| Work to be completed |
For this exercise, repeat all of the material verbatim apart from its images.
# Start of Supplied information
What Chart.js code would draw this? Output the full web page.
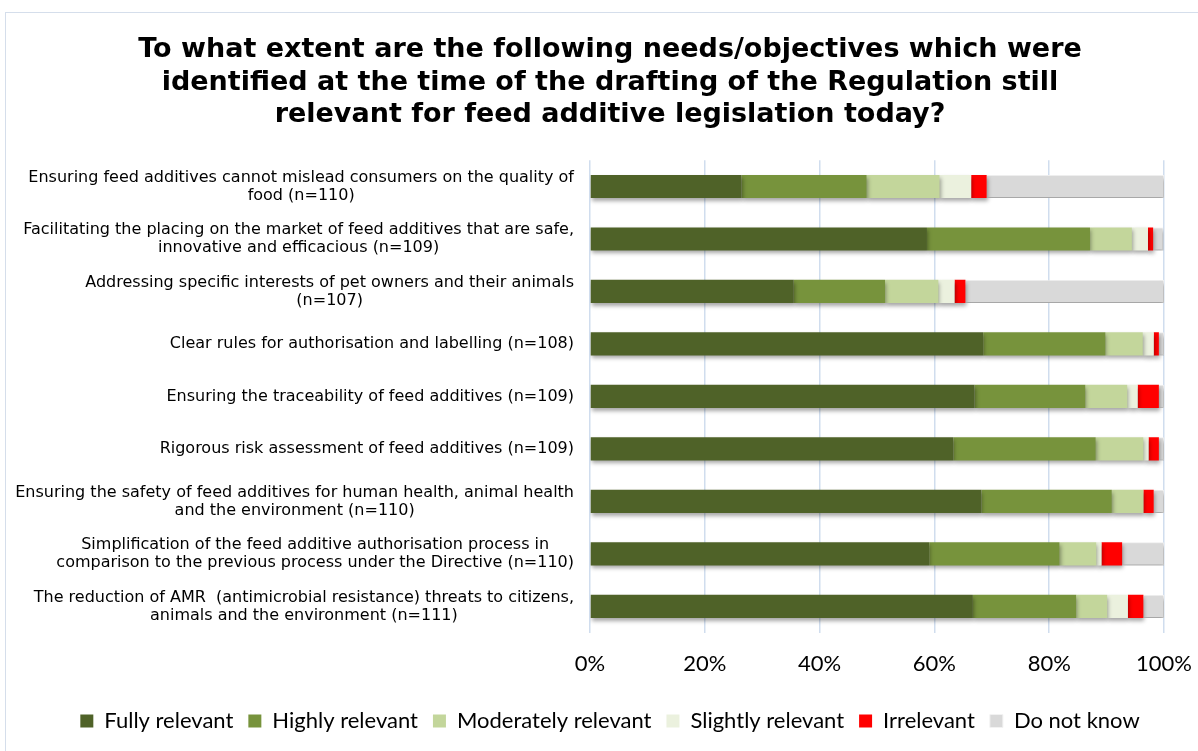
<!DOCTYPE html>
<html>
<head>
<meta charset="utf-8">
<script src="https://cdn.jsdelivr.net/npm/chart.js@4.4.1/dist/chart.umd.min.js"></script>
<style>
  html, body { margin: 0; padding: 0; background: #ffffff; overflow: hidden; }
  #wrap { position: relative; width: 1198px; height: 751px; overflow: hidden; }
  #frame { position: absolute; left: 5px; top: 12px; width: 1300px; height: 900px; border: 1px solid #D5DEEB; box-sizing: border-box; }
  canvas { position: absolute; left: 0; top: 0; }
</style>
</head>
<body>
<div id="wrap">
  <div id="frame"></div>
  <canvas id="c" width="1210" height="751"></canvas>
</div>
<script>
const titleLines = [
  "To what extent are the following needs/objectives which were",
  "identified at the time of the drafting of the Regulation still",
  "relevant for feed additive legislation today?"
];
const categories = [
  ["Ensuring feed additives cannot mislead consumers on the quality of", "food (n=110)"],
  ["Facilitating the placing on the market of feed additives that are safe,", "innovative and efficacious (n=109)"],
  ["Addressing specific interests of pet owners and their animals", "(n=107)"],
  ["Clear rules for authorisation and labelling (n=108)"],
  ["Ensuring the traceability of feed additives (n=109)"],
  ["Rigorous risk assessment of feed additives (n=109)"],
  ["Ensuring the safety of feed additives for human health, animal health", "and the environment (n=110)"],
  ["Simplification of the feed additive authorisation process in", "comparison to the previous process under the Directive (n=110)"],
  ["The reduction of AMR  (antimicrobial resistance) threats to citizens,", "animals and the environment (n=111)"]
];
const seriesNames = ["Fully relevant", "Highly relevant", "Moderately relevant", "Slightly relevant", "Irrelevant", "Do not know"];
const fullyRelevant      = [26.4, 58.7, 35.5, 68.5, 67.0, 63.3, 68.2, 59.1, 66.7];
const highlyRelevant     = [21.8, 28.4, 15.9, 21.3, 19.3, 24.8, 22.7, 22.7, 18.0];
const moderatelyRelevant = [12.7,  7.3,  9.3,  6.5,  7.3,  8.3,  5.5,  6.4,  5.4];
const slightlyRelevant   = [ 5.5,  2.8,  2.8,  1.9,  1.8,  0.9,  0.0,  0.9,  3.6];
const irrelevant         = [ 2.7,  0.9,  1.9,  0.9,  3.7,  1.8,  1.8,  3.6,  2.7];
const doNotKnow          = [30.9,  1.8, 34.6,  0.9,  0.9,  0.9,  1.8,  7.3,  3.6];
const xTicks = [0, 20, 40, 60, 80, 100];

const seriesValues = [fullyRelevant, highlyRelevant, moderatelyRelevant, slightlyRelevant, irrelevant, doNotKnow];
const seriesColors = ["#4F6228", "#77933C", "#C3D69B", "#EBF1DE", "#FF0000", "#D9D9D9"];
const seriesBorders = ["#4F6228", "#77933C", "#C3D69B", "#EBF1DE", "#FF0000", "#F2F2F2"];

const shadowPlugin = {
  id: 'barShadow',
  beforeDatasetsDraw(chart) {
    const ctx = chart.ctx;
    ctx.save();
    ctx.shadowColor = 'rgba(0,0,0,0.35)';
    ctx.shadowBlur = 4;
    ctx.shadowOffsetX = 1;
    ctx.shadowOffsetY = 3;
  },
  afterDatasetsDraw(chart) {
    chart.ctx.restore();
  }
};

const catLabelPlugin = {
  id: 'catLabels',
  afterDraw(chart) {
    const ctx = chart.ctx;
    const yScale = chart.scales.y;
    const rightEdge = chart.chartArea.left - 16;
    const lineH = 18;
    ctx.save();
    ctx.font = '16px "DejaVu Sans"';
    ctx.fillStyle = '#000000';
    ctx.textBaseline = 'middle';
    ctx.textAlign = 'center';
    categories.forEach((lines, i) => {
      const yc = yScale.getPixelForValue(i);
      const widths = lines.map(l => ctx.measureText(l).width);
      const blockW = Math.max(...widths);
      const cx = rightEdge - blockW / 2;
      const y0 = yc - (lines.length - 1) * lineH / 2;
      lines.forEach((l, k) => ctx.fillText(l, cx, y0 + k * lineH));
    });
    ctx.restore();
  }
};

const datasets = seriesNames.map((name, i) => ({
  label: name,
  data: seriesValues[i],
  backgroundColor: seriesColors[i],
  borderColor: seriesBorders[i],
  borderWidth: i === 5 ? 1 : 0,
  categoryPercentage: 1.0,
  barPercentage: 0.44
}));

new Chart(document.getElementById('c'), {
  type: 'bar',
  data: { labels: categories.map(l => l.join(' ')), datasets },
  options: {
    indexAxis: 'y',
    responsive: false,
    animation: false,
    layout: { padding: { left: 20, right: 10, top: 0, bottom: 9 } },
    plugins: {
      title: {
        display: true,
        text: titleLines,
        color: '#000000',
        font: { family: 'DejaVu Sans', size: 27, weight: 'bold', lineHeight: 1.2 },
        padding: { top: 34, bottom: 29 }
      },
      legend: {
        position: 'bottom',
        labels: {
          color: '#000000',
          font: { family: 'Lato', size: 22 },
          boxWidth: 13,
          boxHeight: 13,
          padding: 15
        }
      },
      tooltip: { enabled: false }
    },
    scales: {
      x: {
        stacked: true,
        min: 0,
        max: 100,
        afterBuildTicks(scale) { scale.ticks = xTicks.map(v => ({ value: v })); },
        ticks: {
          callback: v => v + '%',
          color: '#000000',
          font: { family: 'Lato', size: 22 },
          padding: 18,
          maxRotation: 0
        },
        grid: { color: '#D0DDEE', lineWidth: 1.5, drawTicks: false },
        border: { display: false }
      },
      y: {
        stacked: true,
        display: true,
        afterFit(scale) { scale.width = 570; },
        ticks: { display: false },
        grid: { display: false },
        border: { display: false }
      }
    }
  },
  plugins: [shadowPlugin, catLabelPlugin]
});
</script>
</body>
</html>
# End of Supplied information
| Exercise result |
What Chart.js code would draw this? Output the full web page.
<!DOCTYPE html>
<html>
<head>
<meta charset="utf-8">
<script src="https://cdn.jsdelivr.net/npm/chart.js@4.4.1/dist/chart.umd.min.js"></script>
<style>
  html, body { margin: 0; padding: 0; background: #ffffff; overflow: hidden; }
  #wrap { position: relative; width: 1198px; height: 751px; overflow: hidden; }
  #frame { position: absolute; left: 5px; top: 12px; width: 1300px; height: 900px; border: 1px solid #D5DEEB; box-sizing: border-box; }
  canvas { position: absolute; left: 0; top: 0; }
</style>
</head>
<body>
<div id="wrap">
  <div id="frame"></div>
  <canvas id="c" width="1210" height="751"></canvas>
</div>
<script>
const titleLines = [
  "To what extent are the following needs/objectives which were",
  "identified at the time of the drafting of the Regulation still",
  "relevant for feed additive legislation today?"
];
const categories = [
  ["Ensuring feed additives cannot mislead consumers on the quality of", "food (n=110)"],
  ["Facilitating the placing on the market of feed additives that are safe,", "innovative and efficacious (n=109)"],
  ["Addressing specific interests of pet owners and their animals", "(n=107)"],
  ["Clear rules for authorisation and labelling (n=108)"],
  ["Ensuring the traceability of feed additives (n=109)"],
  ["Rigorous risk assessment of feed additives (n=109)"],
  ["Ensuring the safety of feed additives for human health, animal health", "and the environment (n=110)"],
  ["Simplification of the feed additive authorisation process in", "comparison to the previous process under the Directive (n=110)"],
  ["The reduction of AMR  (antimicrobial resistance) threats to citizens,", "animals and the environment (n=111)"]
];
const seriesNames = ["Fully relevant", "Highly relevant", "Moderately relevant", "Slightly relevant", "Irrelevant", "Do not know"];
const fullyRelevant      = [26.4, 58.7, 35.5, 68.5, 67.0, 63.3, 68.2, 59.1, 66.7];
const highlyRelevant     = [21.8, 28.4, 15.9, 21.3, 19.3, 24.8, 22.7, 22.7, 18.0];
const moderatelyRelevant = [12.7,  7.3,  9.3,  6.5,  7.3,  8.3,  5.5,  6.4,  5.4];
const slightlyRelevant   = [ 5.5,  2.8,  2.8,  1.9,  1.8,  0.9,  0.0,  0.9,  3.6];
const irrelevant         = [ 2.7,  0.9,  1.9,  0.9,  3.7,  1.8,  1.8,  3.6,  2.7];
const doNotKnow          = [30.9,  1.8, 34.6,  0.9,  0.9,  0.9,  1.8,  7.3,  3.6];
const xTicks = [0, 20, 40, 60, 80, 100];

const seriesValues = [fullyRelevant, highlyRelevant, moderatelyRelevant, slightlyRelevant, irrelevant, doNotKnow];
const seriesColors = ["#4F6228", "#77933C", "#C3D69B", "#EBF1DE", "#FF0000", "#D9D9D9"];
const seriesBorders = ["#4F6228", "#77933C", "#C3D69B", "#EBF1DE", "#FF0000", "#F2F2F2"];

const shadowPlugin = {
  id: 'barShadow',
  beforeDatasetsDraw(chart) {
    const ctx = chart.ctx;
    ctx.save();
    ctx.shadowColor = 'rgba(0,0,0,0.35)';
    ctx.shadowBlur = 4;
    ctx.shadowOffsetX = 1;
    ctx.shadowOffsetY = 3;
  },
  afterDatasetsDraw(chart) {
    chart.ctx.restore();
  }
};

const catLabelPlugin = {
  id: 'catLabels',
  afterDraw(chart) {
    const ctx = chart.ctx;
    const yScale = chart.scales.y;
    const rightEdge = chart.chartArea.left - 16;
    const lineH = 18;
    ctx.save();
    ctx.font = '16px "DejaVu Sans"';
    ctx.fillStyle = '#000000';
    ctx.textBaseline = 'middle';
    ctx.textAlign = 'center';
    categories.forEach((lines, i) => {
      const yc = yScale.getPixelForValue(i);
      const widths = lines.map(l => ctx.measureText(l).width);
      const blockW = Math.max(...widths);
      const cx = rightEdge - blockW / 2;
      const y0 = yc - (lines.length - 1) * lineH / 2;
      lines.forEach((l, k) => ctx.fillText(l, cx, y0 + k * lineH));
    });
    ctx.restore();
  }
};

const datasets = seriesNames.map((name, i) => ({
  label: name,
  data: seriesValues[i],
  backgroundColor: seriesColors[i],
  borderColor: seriesBorders[i],
  borderWidth: i === 5 ? 1 : 0,
  categoryPercentage: 1.0,
  barPercentage: 0.44
}));

new Chart(document.getElementById('c'), {
  type: 'bar',
  data: { labels: categories.map(l => l.join(' ')), datasets },
  options: {
    indexAxis: 'y',
    responsive: false,
    animation: false,
    layout: { padding: { left: 20, right: 10, top: 0, bottom: 9 } },
    plugins: {
      title: {
        display: true,
        text: titleLines,
        color: '#000000',
        font: { family: 'DejaVu Sans', size: 27, weight: 'bold', lineHeight: 1.2 },
        padding: { top: 34, bottom: 29 }
      },
      legend: {
        position: 'bottom',
        labels: {
          color: '#000000',
          font: { family: 'Lato', size: 22 },
          boxWidth: 13,
          boxHeight: 13,
          padding: 15
        }
      },
      tooltip: { enabled: false }
    },
    scales: {
      x: {
        stacked: true,
        min: 0,
        max: 100,
        afterBuildTicks(scale) { scale.ticks = xTicks.map(v => ({ value: v })); },
        ticks: {
          callback: v => v + '%',
          color: '#000000',
          font: { family: 'Lato', size: 22 },
          padding: 18,
          maxRotation: 0
        },
        grid: { color: '#D0DDEE', lineWidth: 1.5, drawTicks: false },
        border: { display: false }
      },
      y: {
        stacked: true,
        display: true,
        afterFit(scale) { scale.width = 570; },
        ticks: { display: false },
        grid: { display: false },
        border: { display: false }
      }
    }
  },
  plugins: [shadowPlugin, catLabelPlugin]
});
</script>
</body>
</html>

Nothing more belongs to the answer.